— begin Information provided —
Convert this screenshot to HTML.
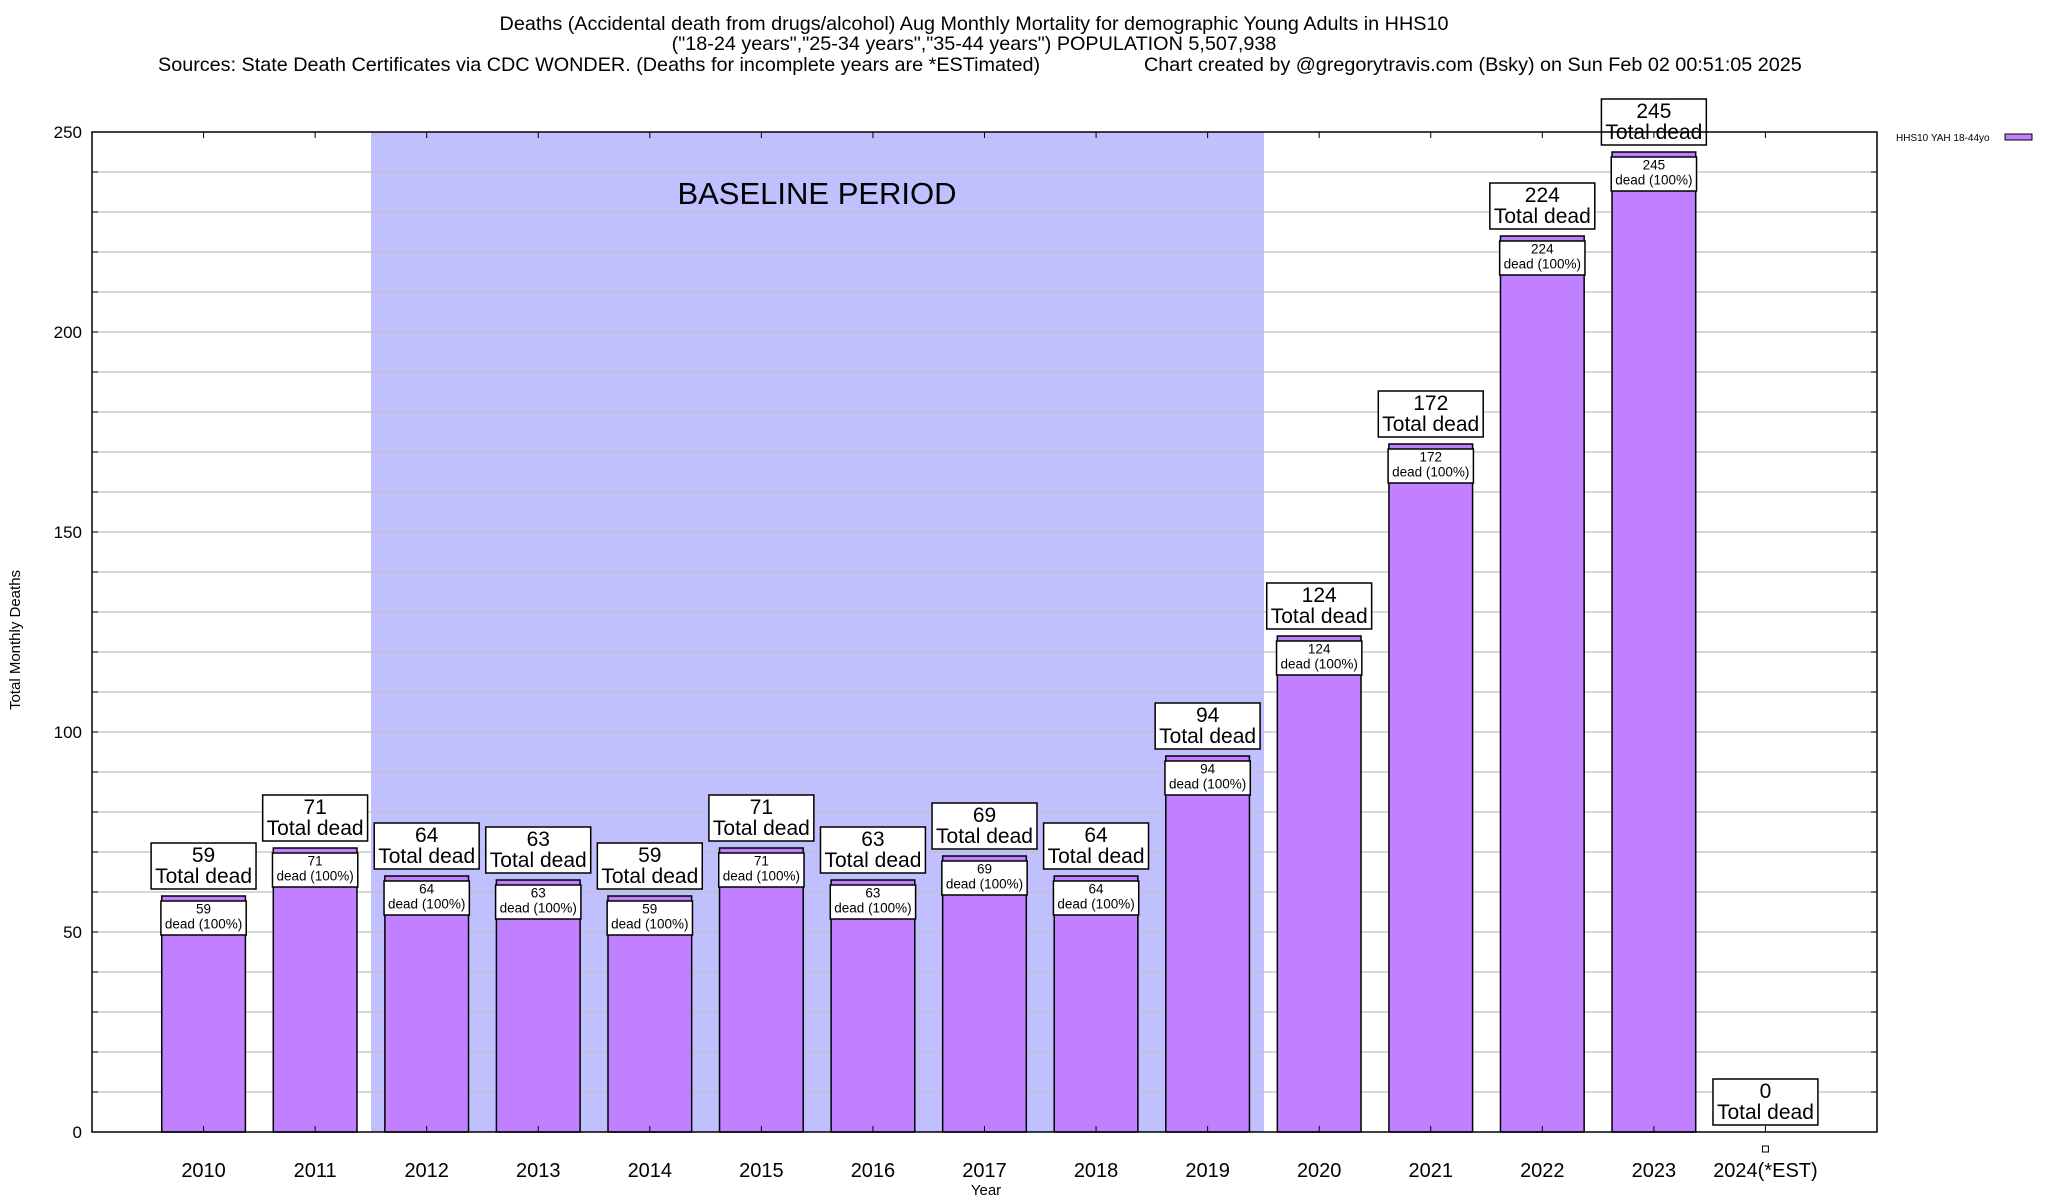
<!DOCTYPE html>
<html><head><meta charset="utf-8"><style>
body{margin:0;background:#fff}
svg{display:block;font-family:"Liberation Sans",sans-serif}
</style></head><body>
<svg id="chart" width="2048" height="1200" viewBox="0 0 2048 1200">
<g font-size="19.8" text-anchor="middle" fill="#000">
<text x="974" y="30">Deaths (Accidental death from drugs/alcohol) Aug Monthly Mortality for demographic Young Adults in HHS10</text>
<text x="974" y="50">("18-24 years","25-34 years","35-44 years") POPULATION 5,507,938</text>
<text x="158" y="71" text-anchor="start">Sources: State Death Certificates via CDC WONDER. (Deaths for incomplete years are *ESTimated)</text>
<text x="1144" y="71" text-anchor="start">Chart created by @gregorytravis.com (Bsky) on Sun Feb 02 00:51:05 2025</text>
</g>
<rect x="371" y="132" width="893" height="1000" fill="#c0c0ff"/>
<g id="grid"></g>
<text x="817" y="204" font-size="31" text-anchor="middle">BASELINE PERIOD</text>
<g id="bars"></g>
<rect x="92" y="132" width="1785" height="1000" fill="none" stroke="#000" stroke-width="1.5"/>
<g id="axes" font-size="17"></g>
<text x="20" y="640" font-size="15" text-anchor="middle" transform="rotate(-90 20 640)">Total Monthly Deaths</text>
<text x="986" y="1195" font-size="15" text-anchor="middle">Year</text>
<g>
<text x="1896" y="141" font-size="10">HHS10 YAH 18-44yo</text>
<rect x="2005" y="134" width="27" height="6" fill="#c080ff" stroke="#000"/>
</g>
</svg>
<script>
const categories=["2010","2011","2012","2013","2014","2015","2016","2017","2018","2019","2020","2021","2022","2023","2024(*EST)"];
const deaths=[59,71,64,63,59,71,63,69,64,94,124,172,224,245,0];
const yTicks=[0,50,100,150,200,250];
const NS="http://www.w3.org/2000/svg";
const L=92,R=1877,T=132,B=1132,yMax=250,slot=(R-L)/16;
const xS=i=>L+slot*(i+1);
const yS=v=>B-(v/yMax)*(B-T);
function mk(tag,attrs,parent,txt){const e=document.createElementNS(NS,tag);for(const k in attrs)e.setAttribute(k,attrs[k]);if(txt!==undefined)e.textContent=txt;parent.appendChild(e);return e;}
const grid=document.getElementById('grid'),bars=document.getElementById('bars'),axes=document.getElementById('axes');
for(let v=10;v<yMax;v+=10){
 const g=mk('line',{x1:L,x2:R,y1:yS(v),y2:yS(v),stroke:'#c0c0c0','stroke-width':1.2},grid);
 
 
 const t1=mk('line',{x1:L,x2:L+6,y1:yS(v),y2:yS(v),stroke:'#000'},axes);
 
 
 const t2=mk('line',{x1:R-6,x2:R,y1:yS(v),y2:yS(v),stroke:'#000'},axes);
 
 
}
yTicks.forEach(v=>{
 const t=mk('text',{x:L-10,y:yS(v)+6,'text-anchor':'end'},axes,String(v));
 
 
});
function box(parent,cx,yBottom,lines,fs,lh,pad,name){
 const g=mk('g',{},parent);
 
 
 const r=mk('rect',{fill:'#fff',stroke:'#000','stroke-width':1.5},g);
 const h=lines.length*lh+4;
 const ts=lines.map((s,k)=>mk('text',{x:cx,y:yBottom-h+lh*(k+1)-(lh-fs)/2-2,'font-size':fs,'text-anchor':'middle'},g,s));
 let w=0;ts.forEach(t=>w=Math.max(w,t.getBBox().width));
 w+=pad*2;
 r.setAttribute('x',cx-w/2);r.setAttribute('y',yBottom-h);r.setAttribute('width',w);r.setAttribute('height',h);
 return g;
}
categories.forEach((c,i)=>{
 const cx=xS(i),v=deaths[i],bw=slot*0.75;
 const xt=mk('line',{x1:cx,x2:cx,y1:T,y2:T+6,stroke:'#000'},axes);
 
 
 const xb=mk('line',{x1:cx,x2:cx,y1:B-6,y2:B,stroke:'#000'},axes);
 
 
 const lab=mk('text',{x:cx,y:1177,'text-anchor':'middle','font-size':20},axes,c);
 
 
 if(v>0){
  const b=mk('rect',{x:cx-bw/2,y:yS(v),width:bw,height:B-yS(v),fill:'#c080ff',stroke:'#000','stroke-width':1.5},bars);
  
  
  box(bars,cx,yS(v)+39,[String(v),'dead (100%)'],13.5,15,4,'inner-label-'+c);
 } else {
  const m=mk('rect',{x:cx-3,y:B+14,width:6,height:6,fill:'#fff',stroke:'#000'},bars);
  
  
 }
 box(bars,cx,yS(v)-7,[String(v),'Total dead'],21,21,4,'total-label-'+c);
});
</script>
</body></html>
— end Information provided —
● Task to carry out: Omit the pictures and reproduce the listing exactly.

● Final answer:
Convert this screenshot to HTML.
<!DOCTYPE html>
<html><head><meta charset="utf-8"><style>
body{margin:0;background:#fff}
svg{display:block;font-family:"Liberation Sans",sans-serif}
</style></head><body>
<svg id="chart" width="2048" height="1200" viewBox="0 0 2048 1200">
<g font-size="19.8" text-anchor="middle" fill="#000">
<text x="974" y="30">Deaths (Accidental death from drugs/alcohol) Aug Monthly Mortality for demographic Young Adults in HHS10</text>
<text x="974" y="50">("18-24 years","25-34 years","35-44 years") POPULATION 5,507,938</text>
<text x="158" y="71" text-anchor="start">Sources: State Death Certificates via CDC WONDER. (Deaths for incomplete years are *ESTimated)</text>
<text x="1144" y="71" text-anchor="start">Chart created by @gregorytravis.com (Bsky) on Sun Feb 02 00:51:05 2025</text>
</g>
<rect x="371" y="132" width="893" height="1000" fill="#c0c0ff"/>
<g id="grid"></g>
<text x="817" y="204" font-size="31" text-anchor="middle">BASELINE PERIOD</text>
<g id="bars"></g>
<rect x="92" y="132" width="1785" height="1000" fill="none" stroke="#000" stroke-width="1.5"/>
<g id="axes" font-size="17"></g>
<text x="20" y="640" font-size="15" text-anchor="middle" transform="rotate(-90 20 640)">Total Monthly Deaths</text>
<text x="986" y="1195" font-size="15" text-anchor="middle">Year</text>
<g>
<text x="1896" y="141" font-size="10">HHS10 YAH 18-44yo</text>
<rect x="2005" y="134" width="27" height="6" fill="#c080ff" stroke="#000"/>
</g>
</svg>
<script>
const categories=["2010","2011","2012","2013","2014","2015","2016","2017","2018","2019","2020","2021","2022","2023","2024(*EST)"];
const deaths=[59,71,64,63,59,71,63,69,64,94,124,172,224,245,0];
const yTicks=[0,50,100,150,200,250];
const NS="http://www.w3.org/2000/svg";
const L=92,R=1877,T=132,B=1132,yMax=250,slot=(R-L)/16;
const xS=i=>L+slot*(i+1);
const yS=v=>B-(v/yMax)*(B-T);
function mk(tag,attrs,parent,txt){const e=document.createElementNS(NS,tag);for(const k in attrs)e.setAttribute(k,attrs[k]);if(txt!==undefined)e.textContent=txt;parent.appendChild(e);return e;}
const grid=document.getElementById('grid'),bars=document.getElementById('bars'),axes=document.getElementById('axes');
for(let v=10;v<yMax;v+=10){
 const g=mk('line',{x1:L,x2:R,y1:yS(v),y2:yS(v),stroke:'#c0c0c0','stroke-width':1.2},grid);
 
 
 const t1=mk('line',{x1:L,x2:L+6,y1:yS(v),y2:yS(v),stroke:'#000'},axes);
 
 
 const t2=mk('line',{x1:R-6,x2:R,y1:yS(v),y2:yS(v),stroke:'#000'},axes);
 
 
}
yTicks.forEach(v=>{
 const t=mk('text',{x:L-10,y:yS(v)+6,'text-anchor':'end'},axes,String(v));
 
 
});
function box(parent,cx,yBottom,lines,fs,lh,pad,name){
 const g=mk('g',{},parent);
 
 
 const r=mk('rect',{fill:'#fff',stroke:'#000','stroke-width':1.5},g);
 const h=lines.length*lh+4;
 const ts=lines.map((s,k)=>mk('text',{x:cx,y:yBottom-h+lh*(k+1)-(lh-fs)/2-2,'font-size':fs,'text-anchor':'middle'},g,s));
 let w=0;ts.forEach(t=>w=Math.max(w,t.getBBox().width));
 w+=pad*2;
 r.setAttribute('x',cx-w/2);r.setAttribute('y',yBottom-h);r.setAttribute('width',w);r.setAttribute('height',h);
 return g;
}
categories.forEach((c,i)=>{
 const cx=xS(i),v=deaths[i],bw=slot*0.75;
 const xt=mk('line',{x1:cx,x2:cx,y1:T,y2:T+6,stroke:'#000'},axes);
 
 
 const xb=mk('line',{x1:cx,x2:cx,y1:B-6,y2:B,stroke:'#000'},axes);
 
 
 const lab=mk('text',{x:cx,y:1177,'text-anchor':'middle','font-size':20},axes,c);
 
 
 if(v>0){
  const b=mk('rect',{x:cx-bw/2,y:yS(v),width:bw,height:B-yS(v),fill:'#c080ff',stroke:'#000','stroke-width':1.5},bars);
  
  
  box(bars,cx,yS(v)+39,[String(v),'dead (100%)'],13.5,15,4,'inner-label-'+c);
 } else {
  const m=mk('rect',{x:cx-3,y:B+14,width:6,height:6,fill:'#fff',stroke:'#000'},bars);
  
  
 }
 box(bars,cx,yS(v)-7,[String(v),'Total dead'],21,21,4,'total-label-'+c);
});
</script>
</body></html>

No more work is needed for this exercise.